IANAL But my understanding is that a contract cannot void basic rights.
I think there’s probably a lot of profit in creating the impression among (disproportionately young) users that they can, though.
When those young people comb through the terms of service before opening an account, they’ll sure be in for some intimidation
The terms now say that TikTok users “forever waive” rights to pursue any older claims.
not a lawyer, but i don’t think a company can override a country’s law. If US failed to address this then the constitution is basically useless in the eye of corporation.
…yep!
For sale, one constitution, lightly used.
IANAL, and I get that this varies by country, but at least some of TikTok’s users are in the UK, where the courts have very thoroughly established that some contract terms are automatically unreasonable and are completely unenforceable even if someone agrees to them (the biggest example actually being most non-compete clauses in employment contracts!) This would seem to be one such case. This contract term is so blatantly unreasonable that I don’t see how a court would uphold it even if the users agreed to it.
It should nullify the entire benefit of the contract to the drafter, get every attorney involved disbarred and criminally prosecuted, and incur massive fines.

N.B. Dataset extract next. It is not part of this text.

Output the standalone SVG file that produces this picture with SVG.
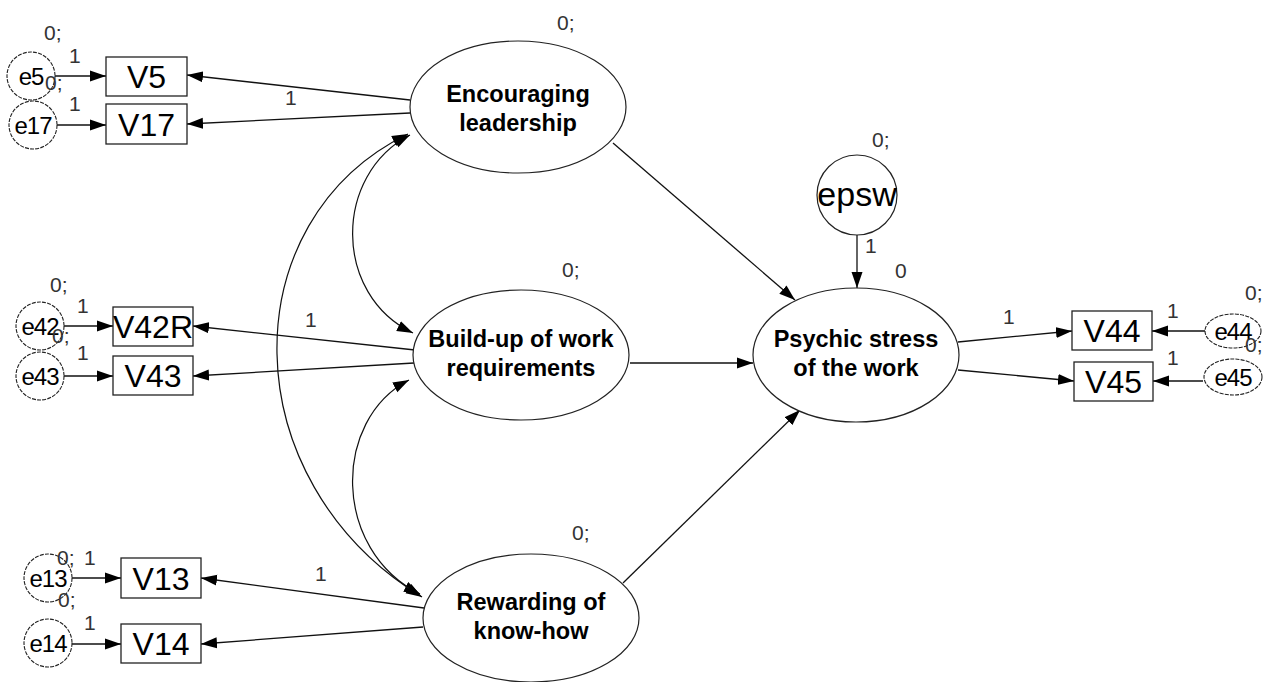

It really should. It won’t, but it should.
Easy solution don’t use it!
Honesty though aren’t there laws to prevent companies from behaving like this, or are they paying the law makers too well.
The trick is to add a clause saying something like “if any part of this contract were found to be unenforceable, that part of the contract will be struck out and the rest remain valid”.
That way you can add all sort of weird requirements to a contract, and if in some country, circumstance, or at a future date, some of them turn out to be BS… whatever, you tried, and if anyone didn’t sue you because they thought it was valid, then so much better for you.
Severability is standard boilerplate. As is waiving of all liability (essentially in perpetuity, even if not stated as such), incidental and consequential damage, and indemnification of the writing party against any and all claims. This is a mole hill on the landscape of click-through licensing fuckery.
I don’t think such blanket waivers are valid under many jurisdictions. The companies are putting such clauses to get an upper hand, just in case some courts are willing to consider it. Honestly though, such clauses should be considered grossly exploitative and made outright illegal.